The locked-room mystery is a subgenre of detective fiction. The crime—almost always murder—is committed in circumstances under which it was seemingly impossible for the perpetrator to commit the crime and/or evade detection in the course of getting in and out of the crime scene. The genre was established in the 19th century. Poe's "The Murders in the Rue Morgue" (1841) is considered the first locked-room mystery; since then, other authors have used the scheme. John Dickson Carr was recognized as a master of the genre and his The Hollow Man was recognized by a panel of 17 mystery authors and reviewers as the best locked-room mystery of all time in 1981. The crime in question typically involves a crime scene with no indication as to how the intruder could have entered or left, i.e., a locked room. Following other conventions of classic detective fiction, the reader is normally presented with the puzzle and all of the clues, and is encouraged to solve the mystery before the solution is revealed in a dramatic climax.

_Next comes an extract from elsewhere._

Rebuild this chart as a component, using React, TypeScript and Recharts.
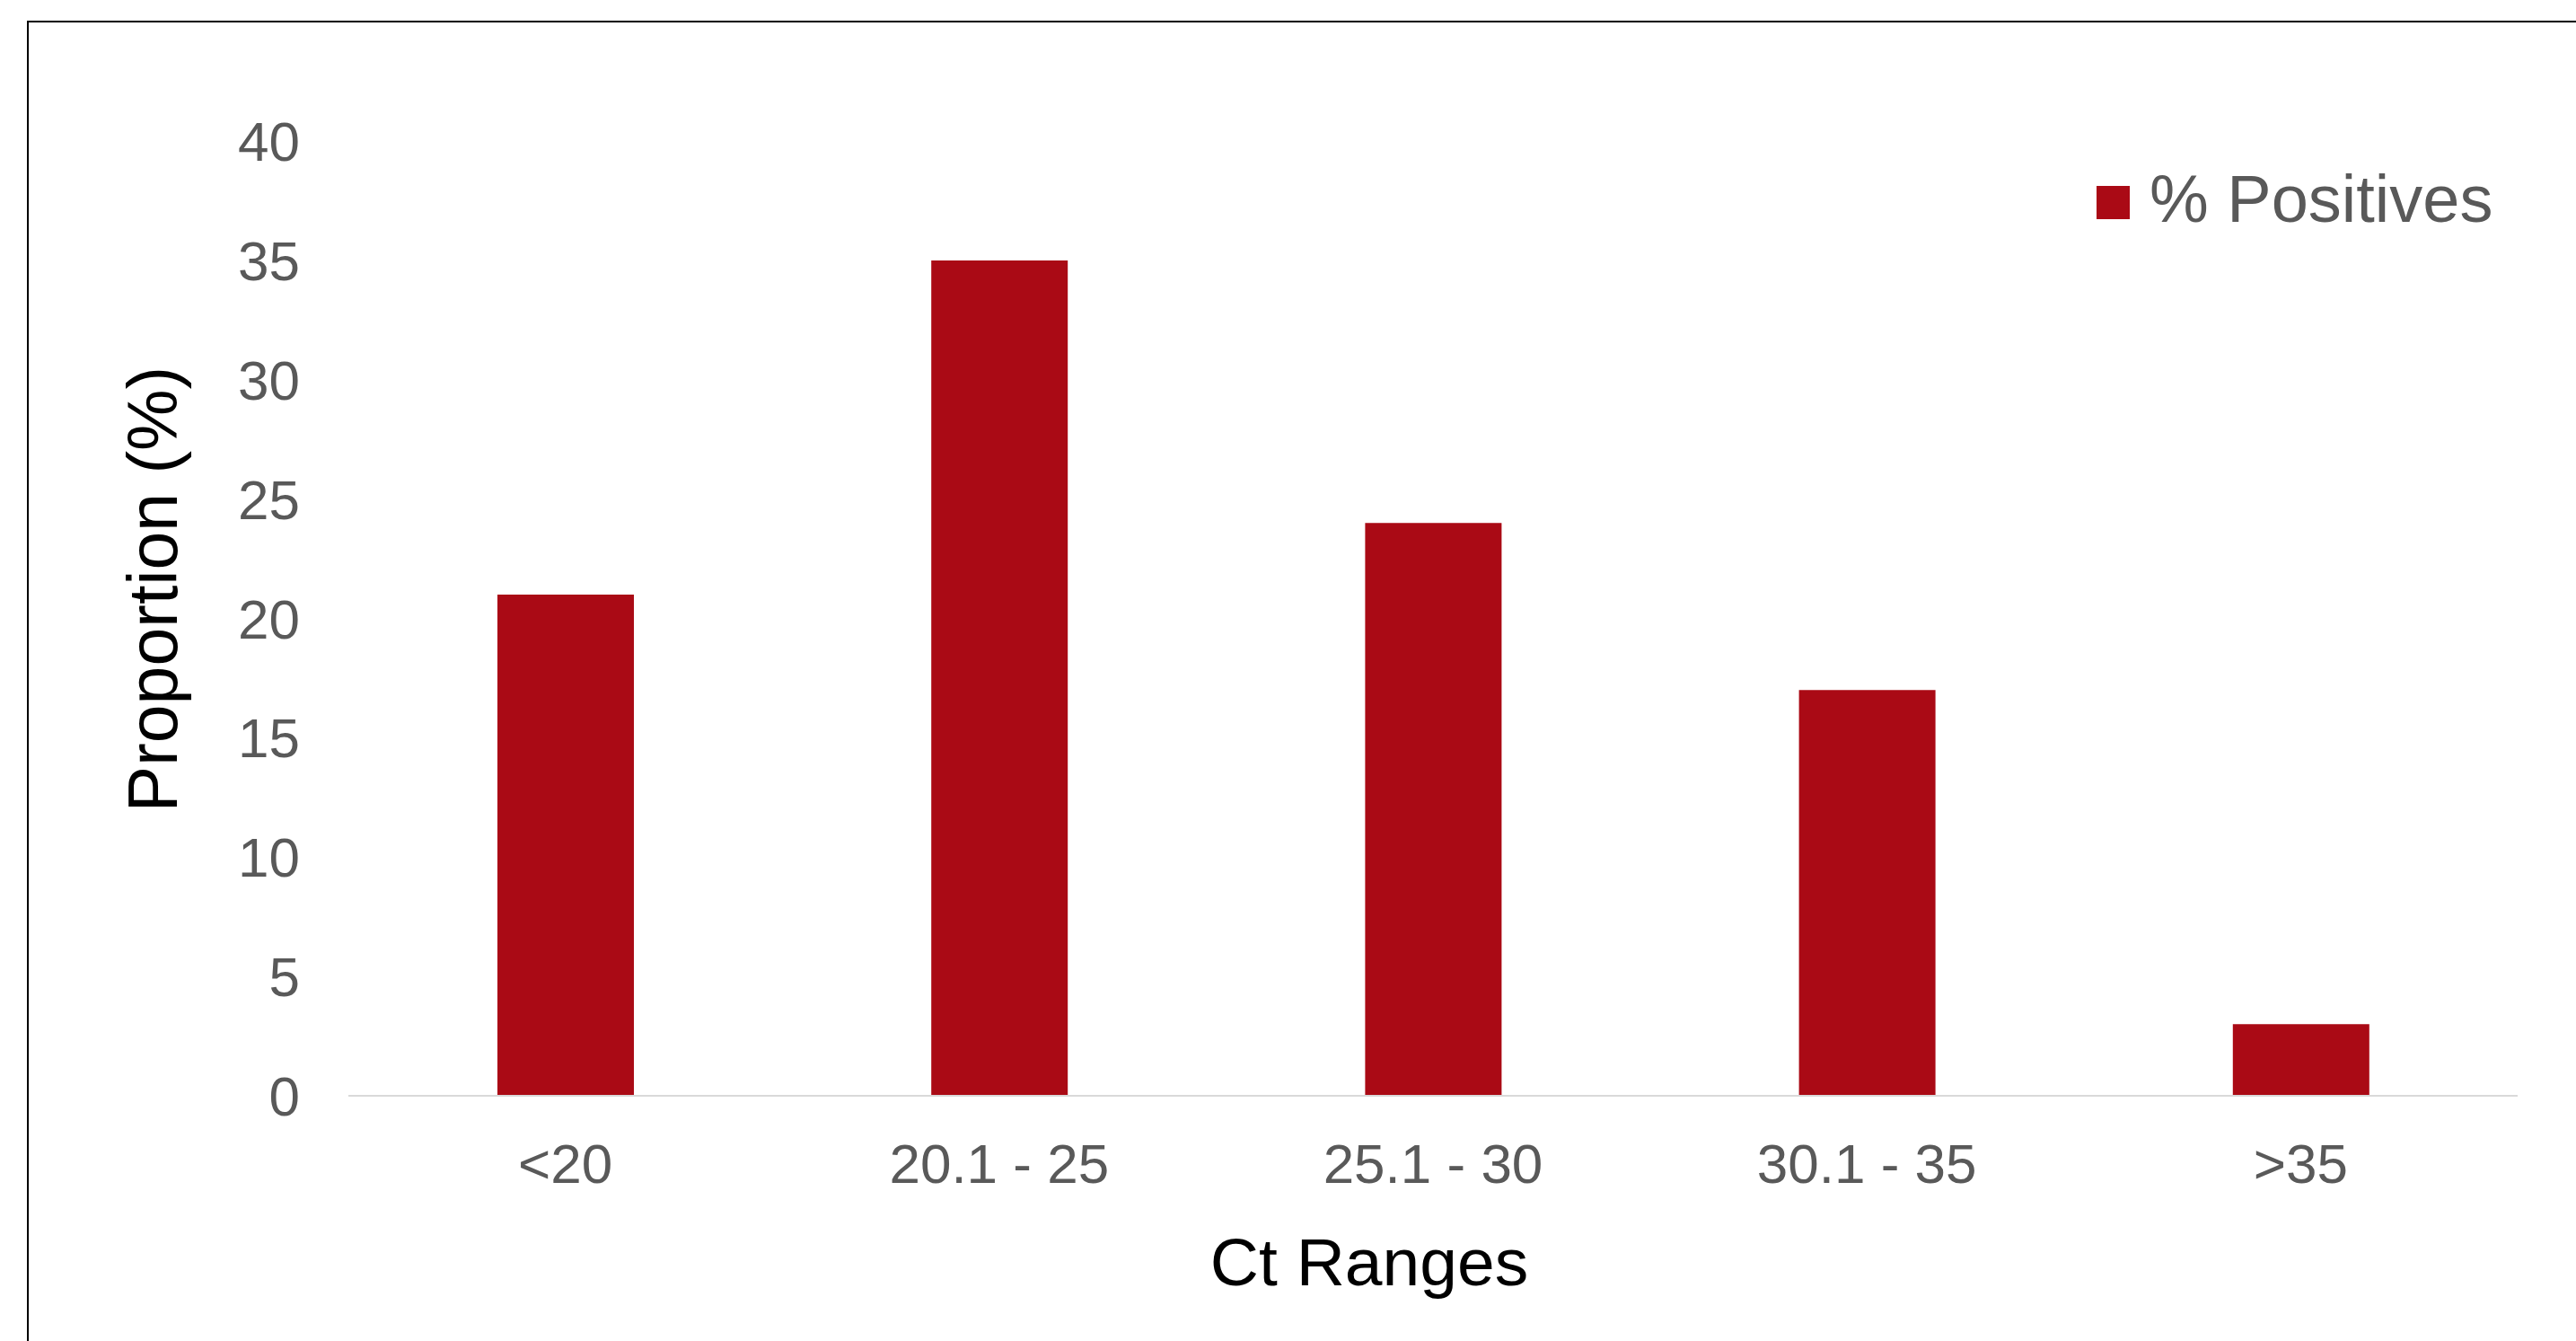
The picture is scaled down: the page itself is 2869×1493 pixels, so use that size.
import { BarChart, Bar, XAxis, YAxis, Legend } from "recharts";

const ctRanges = ["<20", "20.1 - 25", "25.1 - 30", "30.1 - 35", ">35"];
const positives = [21, 35, 24, 17, 3];
const yTicks = [0, 5, 10, 15, 20, 25, 30, 35, 40];

const data = ctRanges.map((range, i) => ({ range, positives: positives[i] }));

const FONT = "'Liberation Sans', Arial, sans-serif";
const RED = "#AA0A15";
const GREY = "#595959";

const LegendBox = () => (
  <div style={{ display: "flex", alignItems: "center", fontFamily: FONT, fontSize: 74, lineHeight: 1, color: GREY }}>
    <span style={{ width: 37, height: 37, background: RED, marginRight: 22, marginTop: 6 }} />
    <span>% Positives</span>
  </div>
);

const XTitle = () => (
  <text x={1525} y={1431} textAnchor="middle" fontFamily={FONT} fontSize={75} fill="#000">
    Ct Ranges
  </text>
);

const YTitle = () => (
  <text
    x={197}
    y={656}
    textAnchor="middle"
    fontFamily={FONT}
    fontSize={77}
    fill="#000"
    transform="rotate(-90, 197, 656)"
  >
    Proportion (%)
  </text>
);

export default function App() {
  return (
    <div style={{ position: "absolute", left: 0, top: 0, width: 2869, height: 1493, overflow: "hidden", background: "#fff" }}>
      <div style={{ position: "absolute", left: 30, top: 23, width: 3000, height: 3000, border: "2px solid #000" }} />
      <div style={{ position: "absolute", left: 0, top: 0 }}>
        <BarChart width={2869} height={1493} data={data} margin={{ top: 157, right: 65, left: 0, bottom: 0 }}>
          <XAxis
            dataKey="range"
            height={273}
            axisLine={{ stroke: "#D9D9D9", strokeWidth: 2 }}
            tickLine={false}
            tickSize={0}
            tickMargin={53}
            tick={{ fill: GREY, fontSize: 62, fontFamily: FONT }}
            interval={0}
            label={<XTitle />}
          />
          <YAxis
            width={388}
            domain={[0, 40]}
            ticks={yTicks}
            axisLine={false}
            tickLine={false}
            tickSize={0}
            tickMargin={54}
            tick={{ fill: GREY, fontSize: 62, fontFamily: FONT }}
            label={<YTitle />}
          />
          <Legend
            layout="horizontal"
            verticalAlign="middle"
            align="center"
            content={<LegendBox />}
            wrapperStyle={{ left: 2335, top: 185, width: "auto", height: "auto" }}
          />
          <Bar dataKey="positives" name="% Positives" fill={RED} barSize={152} isAnimationActive={false} />
        </BarChart>
      </div>
    </div>
  );
}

===Occult detective fiction===

Occult detective fiction centers around the investigation of supernatural phenomena in the absence of or in concert with criminal investigation. Like cozy mysteries, the detective may be an amateur sleuth or otherwise not associated with the police. Supernatural elements typically occur in a world where magic is not diegetically usual, common, or expected; other stories such as Sir Arthur Conan Doyle's The Hound of the Baskervilles utilizes phenomena to misdirect the reader and investigator from a solution grounded in reality.

While the paranormal and occult are long-standing occurrences in fiction, Horace Walpole's 1764 The Castle of Otranto and its supernatural elements constituted a prominent influence for late 18th century literature and future works of occult mystery. Additions to the genre extend beyond written novels into television, podcasts, and videogames.